But it basically means that if I want to, say, design a new feature on an existing design, I can’t just copy an artboard from one file, and past it into a new file, and then work on a detail, because, as it turns out, all the connections between the instances of all the components will be broken, right?

Is there a way around rebuilding each design on a new file from scratch, putting in new instances one by one?

The use case is… I need to make a new file for every user story I’m designing for, in order to keep it distinct from all the inventory of all the other designed pages. This is so I can deliver just that one bit to the developers. But I’d like it to use all the same instances of the same master components as the file I copied it from. I may, for instance, might want to copy this new, evolved design back into that master design file where I have an inventory of the current state of a built application.

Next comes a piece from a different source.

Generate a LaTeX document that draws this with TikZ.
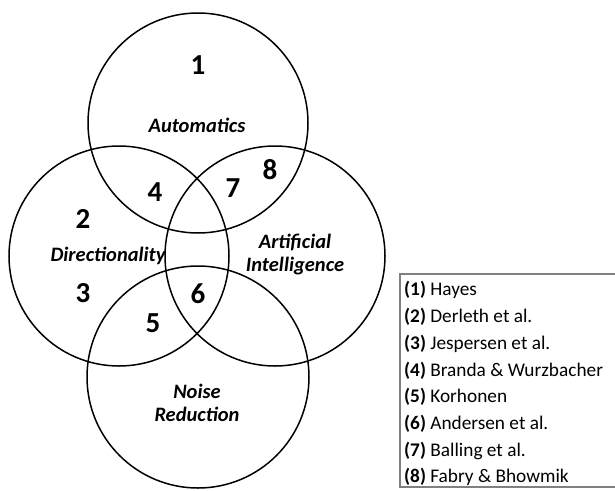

How do others organize their files to make use of master components without rebuilding the designs from scratch?


If you want to copy an instance of a library from one file to another the library must be enabled in both files to create the link, the connection.

Read more about Enable libraries

⇣ Check this video also

Designing a library is alot like designing an application. You have to think about your users (other designers) and make their job really easy.

The best library allows you to make your app with “off the shelf” components in your library, only changing text and icons.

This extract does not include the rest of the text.